La Pensée de midi N°14
Marseille a toujours enfanté des revues brassant littérature et Méditerranée. En 1914, Marcel Pagnol créait Fortunio. De 1925 à 1966, les Cahiers du Sud s’ouvraient au surréalisme, puis en accueillaient les exclus, tout en s’intéressant avec Joe Bousquet aux littératures occitanes et catalanes. Depuis l’an 2000, le trimestriel La Pensée de midi dirigé par Thierry Fabre et co-édité par Actes Sud propose découvertes littéraires et débats d’idées. Les numéros précédents ont évoqué les territoires de l’appartenance, la traversée des frontières, présenté Alger, Athènes, Palerme, illustré la guerre, mais aussi la cuisine comme gai savoir. Le dernier invite à une réflexion sur l’amour des différences.
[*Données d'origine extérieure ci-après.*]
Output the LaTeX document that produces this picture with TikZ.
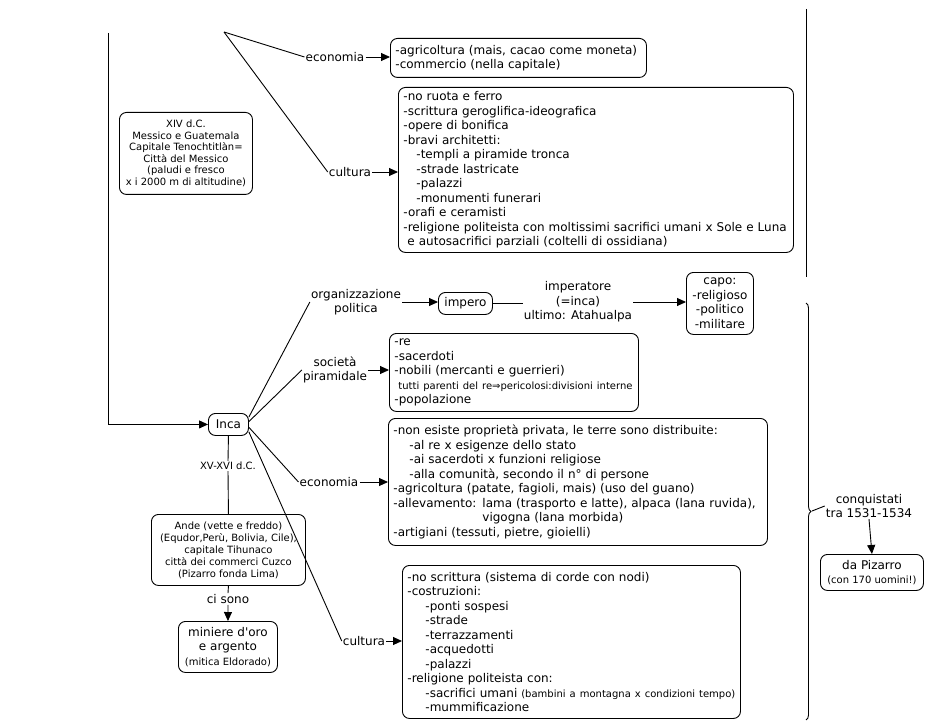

Initié dans un premier temps à Biella, dans le Piémont, à la Cittadelarte, cité d’artistes, « lieu d’Utopie concrète », ce questionnement sera réactivé dans la chapelle du Méjan d’Arles lors des dernières rencontres photographiques. Autour d’une table miroir représentant la Méditerranée, assis sur des chaises toutes différentes, révélant chacune un pays, créées par Michelangelo Pistolleto, chantre de l’Arte Povera, les intervenants ont donc pu débattre sur le concept si peu latin de Love difference. Il est vrai que les différences, qu’elles soient sexuelles, religieuses, culturelles, ont en Méditerranée la dangerosité des grenades. Le conflit israélo-palestinien n’en est-il pas le parfait exemple ? Farouk Mardam-Bey, conseiller à l’Institut du monde arabe, affirme que le terme même de différence est un bâton de dynamite. Mâkhi Xenakis, plasticienne, évoque avec une remarquable simplicité le fait d’être étrangère à elle-même, grecque en France, française en Grèce. Mais chaque Méditerranéen n’est-il pas lui-même un miroir éclaté et c’est peut-être ce qui en fait sa force, ce qui lui permet de rebondir ailleurs ? L’écrivain Mathias Enard met en exergue l’œuvre de Louis Brauquier (1900-1976, marseillais, grand voyageur, poète, peintre, photographe) : « Il a les deux pieds en Provence, chaque jambe plantée droite dans une langue ; il est toujours écartelé entre l’intérieur la « porte » d’un pays et l’exil, la disparition et la nostalgie. Le port est pour lui bouche, lèvre, frontière entre intérieur et extérieur entre soi et l’autre. » Le volume offre d’abondants et précieux témoignages permettant au lecteur de prolonger un débat qui est peut-être aussi vieux que l’idée même de Méditerranée. Plus d’encre pour moins de sang, un généreux enjeu… En deuxième partie, La Pensée de midi présente des chroniques de lectures, de films, un carnet d’artiste consacré à Julien Segard, qui en aquarelles et en détournant les affiches retrouve les colorations métissées des rues de la Mare Nostrum.